Ruben Navarrette Jr. on

SAN DIEGO -- White men scare me. There, I said it.

Based on my conversations with Latino and African-American friends, I think many of them feel the same way. If they're walking down a dark street at night and see three white men in their 20s walking toward them, they're thinking hate crime.

After all, pick up a history book, and look at what white males did to black slaves, American Indians, Chinese immigrants and Mexicans in the occupied Southwest. They're the original bad hombres.

And so, after the Las Vegas massacre -- where a 64-year-old white man named Stephen Paddock carried 23 guns into a hotel suite on the 32nd floor of the Mandalay Bay Resort and Casino and opened fire on an outdoor concert crowd, killing at least 59 people and wounding more than 520 others -- it's fair to ask: "Is it time for authorities to start profiling white males who purchase unusually large amounts of high-powered weapons and ammunition?"

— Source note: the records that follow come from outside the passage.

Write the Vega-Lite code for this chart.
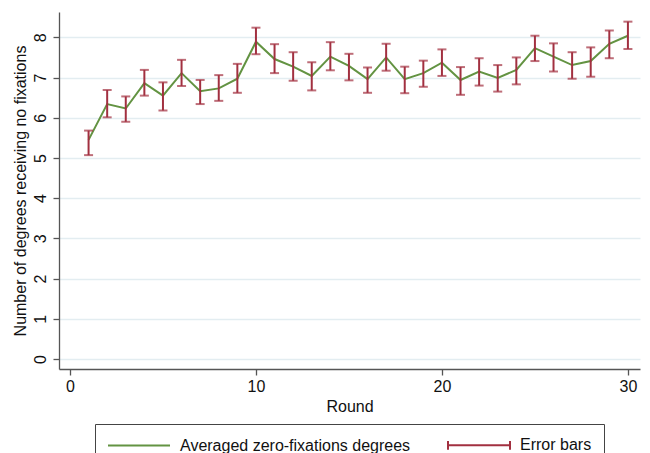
{
  "$schema": "https://vega.github.io/schema/vega-lite/v6.json",
  "autosize": "none",
  "padding": {"left": 59, "top": 12, "right": 10, "bottom": 90},
  "width": 581,
  "height": 357,
  "background": "white",
  "config": {
    "font": "Liberation Sans",
    "view": {"stroke": null},
    "axis": {"labelFont": "Liberation Sans", "titleFont": "Liberation Sans", "labelFontSize": 16, "titleFontSize": 16, "titleFontWeight": "normal", "labelColor": "#111", "titleColor": "#111", "domainColor": "#555", "tickColor": "#555", "tickSize": 6, "domainWidth": 1.3, "tickWidth": 1.3},
    "legend": {"labelFont": "Liberation Sans", "labelFontSize": 16, "labelColor": "#111", "layout": {"bottom": {"anchor": "middle"}}}
  },
  "data": {"values": [
    {"round": 1, "mean": 5.45, "lo": 5.07, "hi": 5.68},
    {"round": 2, "mean": 6.34, "lo": 6.01, "hi": 6.69},
    {"round": 3, "mean": 6.23, "lo": 5.90, "hi": 6.53},
    {"round": 4, "mean": 6.86, "lo": 6.55, "hi": 7.19},
    {"round": 5, "mean": 6.55, "lo": 6.18, "hi": 6.88},
    {"round": 6, "mean": 7.11, "lo": 6.79, "hi": 7.44},
    {"round": 7, "mean": 6.66, "lo": 6.34, "hi": 6.94},
    {"round": 8, "mean": 6.73, "lo": 6.42, "hi": 7.06},
    {"round": 9, "mean": 6.97, "lo": 6.62, "hi": 7.34},
    {"round": 10, "mean": 7.89, "lo": 7.58, "hi": 8.24},
    {"round": 11, "mean": 7.46, "lo": 7.11, "hi": 7.83},
    {"round": 12, "mean": 7.27, "lo": 6.92, "hi": 7.63},
    {"round": 13, "mean": 7.04, "lo": 6.68, "hi": 7.38},
    {"round": 14, "mean": 7.52, "lo": 7.18, "hi": 7.88},
    {"round": 15, "mean": 7.29, "lo": 6.93, "hi": 7.59},
    {"round": 16, "mean": 6.96, "lo": 6.62, "hi": 7.25},
    {"round": 17, "mean": 7.50, "lo": 7.17, "hi": 7.84},
    {"round": 18, "mean": 6.96, "lo": 6.61, "hi": 7.27},
    {"round": 19, "mean": 7.11, "lo": 6.77, "hi": 7.42},
    {"round": 20, "mean": 7.37, "lo": 7.04, "hi": 7.70},
    {"round": 21, "mean": 6.94, "lo": 6.57, "hi": 7.26},
    {"round": 22, "mean": 7.15, "lo": 6.80, "hi": 7.48},
    {"round": 23, "mean": 6.99, "lo": 6.65, "hi": 7.31},
    {"round": 24, "mean": 7.19, "lo": 6.83, "hi": 7.50},
    {"round": 25, "mean": 7.73, "lo": 7.41, "hi": 8.04},
    {"round": 26, "mean": 7.52, "lo": 7.15, "hi": 7.85},
    {"round": 27, "mean": 7.31, "lo": 6.97, "hi": 7.63},
    {"round": 28, "mean": 7.41, "lo": 7.02, "hi": 7.75},
    {"round": 29, "mean": 7.84, "lo": 7.48, "hi": 8.17},
    {"round": 30, "mean": 8.04, "lo": 7.71, "hi": 8.39}
  ]},
  "encoding": {
    "x": {"field": "round", "type": "quantitative", "scale": {"domain": [-0.59, 30.65], "nice": false, "zero": false},
      "axis": {"title": "Round", "values": [0, 10, 20, 30], "grid": false, "labelPadding": 3, "titlePadding": 4}}
  },
  "layer": [
    {
      "mark": {"type": "line", "strokeWidth": 2},
      "encoding": {
        "y": {"field": "mean", "type": "quantitative", "scale": {"domain": [-0.25, 8.63], "nice": false, "zero": false},
          "axis": {"title": "Number of degrees receiving no fixations", "values": [0, 1, 2, 3, 4, 5, 6, 7, 8], "grid": true, "gridColor": "#e3edf1", "gridWidth": 1.5, "labelAngle": 270, "labelAlign": "center", "labelBaseline": "bottom", "labelPadding": 5, "titlePadding": 4}},
        "color": {"datum": "Averaged zero-fixations degrees", "type": "nominal",
          "scale": {"domain": ["Averaged zero-fixations degrees", "Error bars"], "range": ["#639342", "#a23040"]},
          "legend": {"title": null, "orient": "bottom", "direction": "horizontal", "offset": 10, "padding": 12, "strokeColor": "#444", "fillColor": "white", "labelLimit": 400, "columnPadding": 33, "symbolSize": 256, "symbolStrokeWidth": 2, "labelOffset": 55, "symbolType": "M-1,0H6.75",
            "encode": {"symbols": {"update": {"shape": {"signal": "datum.value === 'Error bars' ? 'M-1,0H6.75M-1,-0.55V0.55M6.75,-0.55V0.55' : 'M-1,0H6.75'"}}}}}}
      }
    },
    {
      "mark": {"type": "rule", "strokeWidth": 2},
      "encoding": {
        "y": {"field": "lo", "type": "quantitative"},
        "y2": {"field": "hi"},
        "color": {"datum": "Error bars", "type": "nominal"}
      }
    },
    {
      "mark": {"type": "tick", "orient": "horizontal", "size": 9, "thickness": 2},
      "encoding": {
        "y": {"field": "lo", "type": "quantitative"},
        "color": {"datum": "Error bars", "type": "nominal"}
      }
    },
    {
      "mark": {"type": "tick", "orient": "horizontal", "size": 9, "thickness": 2},
      "encoding": {
        "y": {"field": "hi", "type": "quantitative"},
        "color": {"datum": "Error bars", "type": "nominal"}
      }
    }
  ]
}
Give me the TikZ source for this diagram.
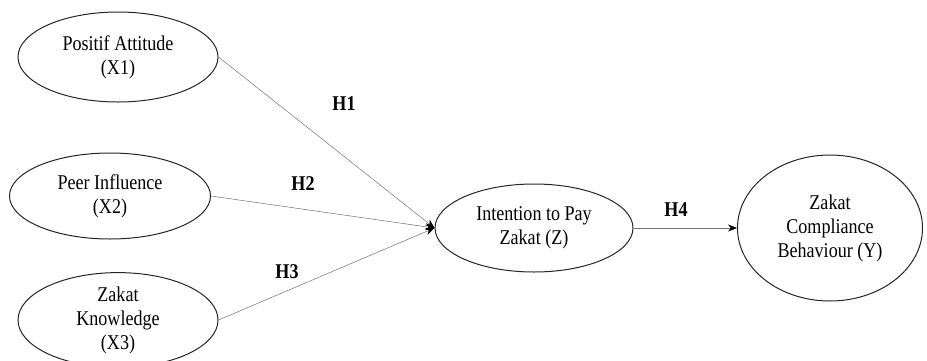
\documentclass[tikz,border=0pt]{standalone}
\usepackage{fontspec}
\setmainfont{Liberation Serif}
\newfontfamily\condfont[FakeStretch=0.86]{Liberation Serif}
\usetikzlibrary{shapes.geometric,arrows.meta}
\begin{document}
\begin{tikzpicture}[x=1pt,y=-1pt,
  lat/.style={draw=black!85, line width=1pt, ellipse, inner sep=0pt, align=center,
    font=\condfont\fontsize{21}{24}\selectfont},
  path/.style={draw=black!55, line width=0.5pt, -{Stealth[length=9pt,width=7pt,color=black]}},
  hlab/.style={font=\condfont\fontsize{21}{24}\selectfont\bfseries, inner sep=0pt}]
\useasboundingbox (0,0) rectangle (927,360);
\clip (0,0) rectangle (927,360);
\fill[white] (0,0) rectangle (927,360);
\node[lat, minimum width=200pt, minimum height=90pt] (x1) at (118,57) {Positif Attitude\\(X1)};
\node[lat, minimum width=201pt, minimum height=86pt] (x2) at (110,196) {Peer Influence\\(X2)};
\node[lat, minimum width=200pt, minimum height=88pt] (x3) at (118,320) {Zakat\\Knowledge\\(X3)};
\node[lat, minimum width=198pt, minimum height=88pt] (z) at (534,228) {Intention to Pay\\Zakat (Z)};
\node[lat, minimum width=185pt, minimum height=146pt] (y) at (830,228) {Zakat\\Compliance\\Behaviour (Y)};
\draw[path] (x1.east) -- (z.west);
\draw[path] (x2.east) -- (z.west);
\draw[path] (x3.east) -- (z.west);
\draw[path] (z.east) -- (y.west);
\node[hlab] (h1) at (344,104) {H1};
\node[hlab] (h2) at (303,184) {H2};
\node[hlab] (h3) at (287,272) {H3};
\node[hlab] (h4) at (676,210) {H4};
\end{tikzpicture}
\end{document}
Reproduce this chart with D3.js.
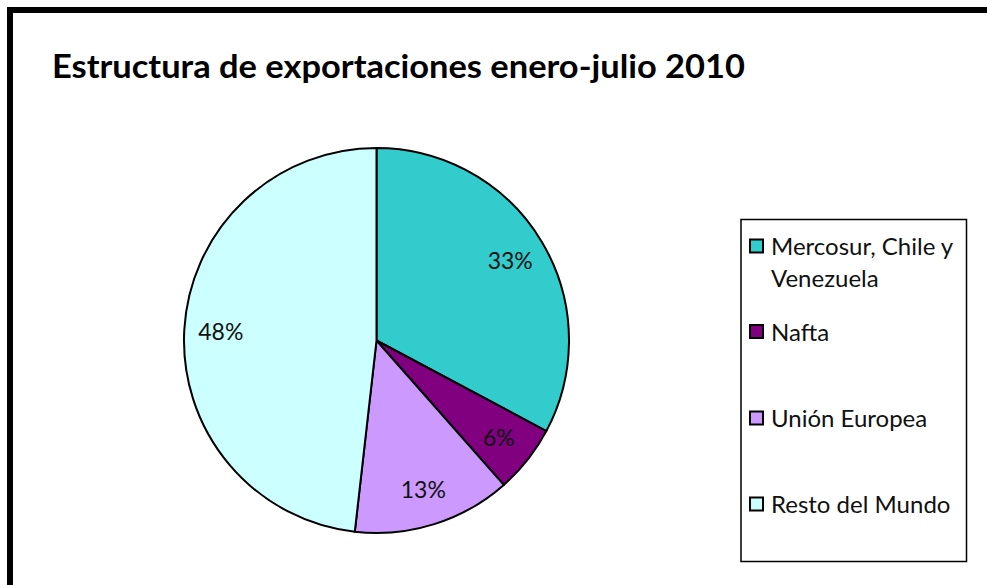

Yes, it is. And why not? There is plenty of evidence that law enforcement officers routinely profile African-Americans, Latinos and Muslim Americans. It's become part of police work.

In 1999, the New Jersey State Police admitted to pulling over African-American motorists more often than white drivers. In 2010, Arizona lawmakers codified ethnic profiling by requiring local police to determine the legal status of those suspected of being in the country illegally (read: Latinos).

 

So how did white men get to be so special that -- in an era when so many mass shootings are linked to gunmen who fit that profile -- it is still considered outrageous to say that this demographic merits extra scrutiny? Talk about white male privilege.

Given the carnage in Las Vegas, a lot of folks -- on both the right and the left -- are instinctively talking about guns. That's a circular, highly charged argument that goes nowhere.

What we should be talking about is race. Not the race of the victims, but the race of the shooter.

Authorities insist that Paddock -- who was reportedly wealthy, liked to gamble and had no known political or religious affiliations -- fits none of the established profiles.